His Technicolor culprits are drawn to a self-styled auto-didact, a transsexual who suggests men and women can do no better than cohabit—real empathy is more likely with animals of the same gender—to Dimple, curious and hopeless, who treasures the refuge of books as surely as any writer. Among the texts recounted in Narcopolis are a mad professor’s textbook rants about Jesus as “among other things, an unlicensed medical practitioner who could cure the sick with nothing more than the touch of his right index finger,” innumerable magazines and journals, true crime weeklies, the writings of Mao, of Mr. Lee’s Party-persecuted father and his lauded rival, reincarnation manuals, screenplays, all reconstituted in extended excerpts devised by Thayil. Clearly, the author enjoys the kind of discoveries in antiquarian shops that cemented the relationship between Professor James Murray, editor of the Oxford English Dictionary, and Dr. W.C. Minor, the insane American and murderer who contributed over 10,000 citations to the lexicon’s first edition.

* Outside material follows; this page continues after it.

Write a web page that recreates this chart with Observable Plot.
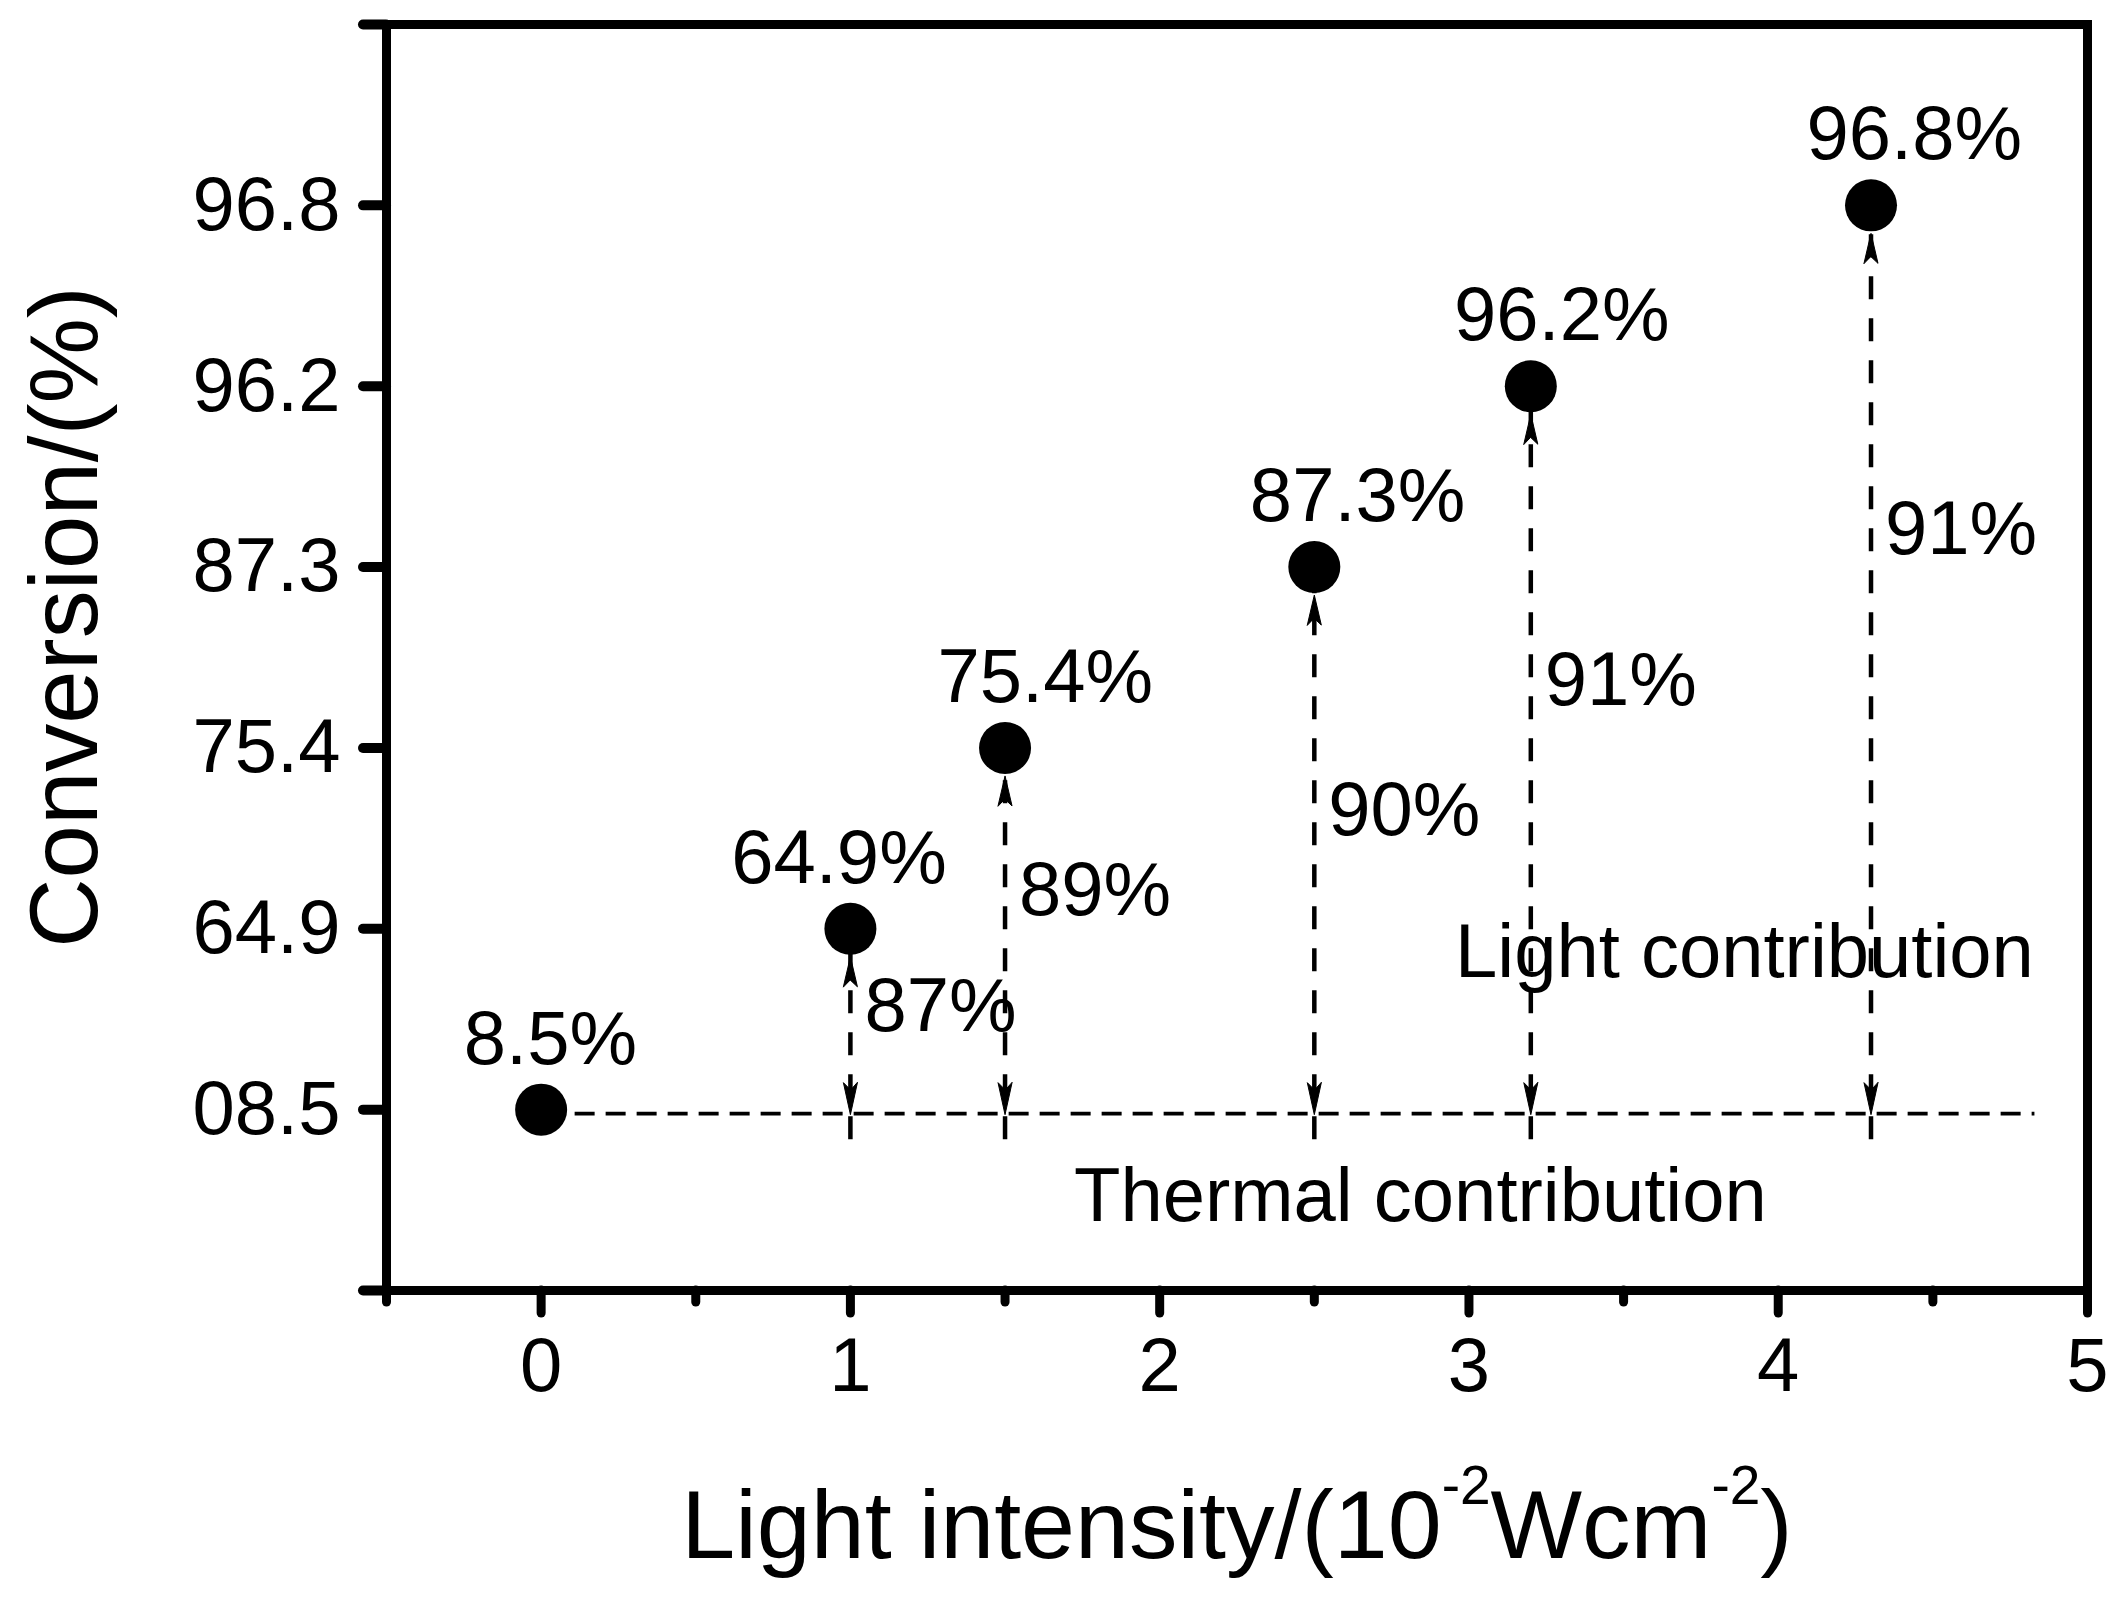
<!DOCTYPE html>
<html>
<head>
<meta charset="utf-8">
<script src="https://cdn.jsdelivr.net/npm/d3@7"></script>
<script src="https://cdn.jsdelivr.net/npm/@observablehq/plot@0.6"></script>
<style>
  html, body { margin: 0; padding: 0; background: white; }
  #chart svg { display: block; }
</style>
</head>
<body>
<div id="chart"></div>
<script>
// ---- data ----
const intensity = [0, 1, 1.5, 2.5, 3.2, 4.3];            // 10^-2 W cm^-2
const conversion = [8.5, 64.9, 75.4, 87.3, 96.2, 96.8];  // %
const yTickLabels = ["08.5", "64.9", "75.4", "87.3", "96.2", "96.8"];
const xTicks = [0, 1, 2, 3, 4, 5];
const xMinorTicks = [-0.5, 0.5, 1.5, 2.5, 3.5, 4.5];
const lightShare = [87, 89, 90, 91, 91];                  // % light contribution (points 2..6)
// annotation anchors (data units)
const valueLabelX = [0.03, 0.963, 1.63, 2.64, 3.30, 4.44];
const shareLabelY = [0.436, 1.077, 1.52, 2.24, 3.07];
const baselineEndX = 4.83;

const points = intensity.map((x, i) => ({x, i, conv: conversion[i], lx: valueLabelX[i]}));
const arrows = lightShare.map((s, k) => ({x: intensity[k + 1], i: k + 1, share: s, ly: shareLabelY[k]}));

const FS = 76;
const arrowShape = {
  draw(context, l, r) {
    context.moveTo(-r, 0);
    context.lineTo(0, -l);
    context.lineTo(r, 0);
    context.lineTo(0, -l * 0.22);
    context.closePath();
  }
};

const chart = Plot.plot({
  width: 2127,
  height: 1601,
  marginLeft: 386,
  marginRight: 40,
  marginTop: 24,
  marginBottom: 311,
  style: {fontFamily: "'Liberation Sans', Arial, sans-serif", background: "white", color: "black", overflow: "visible"},
  x: {domain: [-0.5, 5]},
  y: {domain: [-1, 6]},
  marks: [
    // thermal baseline
    Plot.ruleY([0], {x1: 0, x2: baselineEndX, insetLeft: 34, dy: 4, stroke: "black", strokeWidth: 3.8, strokeDasharray: "20,11"}),
    // light contribution arrows
    Plot.ruleX(arrows, {x: "x", y1: 0, y2: "i", insetTop: 30, insetBottom: -4, stroke: "black", strokeWidth: 4.5, strokeDasharray: "23,19"}),
    Plot.vector(arrows, {x: "x", y: "i", dy: 28, rotate: 0, length: 30, r: 7, anchor: "end", shape: arrowShape, fill: "black", stroke: "black", strokeWidth: 1}),
    Plot.vector(arrows, {x: "x", y: 0, dy: 5, rotate: 180, length: 32, r: 7, anchor: "end", shape: arrowShape, fill: "black", stroke: "black", strokeWidth: 1}),
    // points
    Plot.dot(points, {x: "x", y: "i", r: 26, fill: "black", stroke: "none"}),
    // value labels
    Plot.text(points, {x: "lx", y: "i", text: d => d.conv + "%", dy: -46, lineAnchor: "bottom", fontSize: FS, fill: "black"}),
    Plot.text(arrows, {x: "x", y: "ly", text: d => d.share + "%", dx: 14, textAnchor: "start", lineAnchor: "bottom", fontSize: FS, fill: "black"}),
    Plot.text(["Light contribution"], {x: 2.955, y: 0.735, textAnchor: "start", lineAnchor: "bottom", fontSize: FS, fill: "black"}),
    Plot.text(["Thermal contribution"], {x: 1.723, y: -0.616, textAnchor: "start", lineAnchor: "bottom", fontSize: FS, fill: "black"}),
    // frame & axes
    Plot.frame({stroke: "black", strokeWidth: 9}),
    Plot.axisY({ticks: [-1, 0, 1, 2, 3, 4, 5, 6], tickSize: 23, tickPadding: 23, tickFormat: d => yTickLabels[d] ?? "", fontSize: FS, strokeWidth: 10, strokeLinecap: "round", label: null}),
    Plot.axisX({ticks: xTicks, tickSize: 23, tickPadding: 24, tickFormat: d => String(d), fontSize: FS, strokeWidth: 9, strokeLinecap: "round", label: null}),
    Plot.axisX({ticks: xMinorTicks, tickSize: 12, tickFormat: () => "", strokeWidth: 9, strokeLinecap: "round", label: null})
  ]
});

document.getElementById("chart").appendChild(chart);

// axis titles (with superscripts)
const svg = d3.select(chart);
const xt = svg.append("text")
  .attr("x", 1237).attr("y", 1558)
  .attr("text-anchor", "middle")
  .attr("font-family", "'Liberation Sans', Arial, sans-serif")
  .attr("font-size", 97)
  .attr("fill", "black");
xt.append("tspan").text("Light intensity/(10");
xt.append("tspan").attr("font-size", 55).attr("dy", -54).text("-2");
xt.append("tspan").attr("dy", 54).text("Wcm");
xt.append("tspan").attr("font-size", 55).attr("dy", -54).text("-2");
xt.append("tspan").attr("dy", 54).text(")");

svg.append("text")
  .attr("transform", "translate(97,617) rotate(-90)")
  .attr("text-anchor", "middle")
  .attr("font-family", "'Liberation Sans', Arial, sans-serif")
  .attr("font-size", 96)
  .attr("fill", "black")
  .text("Conversion/(%)");
</script>
</body>
</html>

If you’re looking for a book on drugs and redemption, this book fits the bill—though, in the end, rehab proves no remedy for the rite of passage known as Death. Of course, it’s not a memoir. It’s a fiction; a work of art that strives far beyond the wretched hand-wringing pap that sells these days to all who seek spectacle in lieu of experience. I can’t imagine it will be a best-seller, but it should attain cult status among the more lettered, literature-hungry audience out there. Its appearance may even herald an overdue reemergence of the kind of writing that thrust books like The Sound and the Fury and Song of Solomon into the canon of English letters. Like Faulkner’s study of emotional wreckage and Morrison’s homage thereof—as well as more niche-seated masterpieces like Tutuola’s The Palm Wine Drinkard and Okri’s Famished Road—Narcopolis is a testament to the unlimited potential of a language that has served its heroes—colonizers, slave-mongers and drug dealers—as well as its rebels—the race-mixers of The Subterraneans, the criss-crossed wraiths of Mr. Selby’s neighborhood, the suicidal bourgeois’ last ditch shot Under the Volcano. Narcopolis is a sweeping homage to the power of naming oneself and telling one’s history, even as that history sweeps such selves under the roar of an oncoming, unstoppable bus. More than some narrow rumination geared toward a market researched demographic, Narcopolis provided me with a surfeit of “material relating to several hundred topics... go on reading till [you] can hear the people talking.”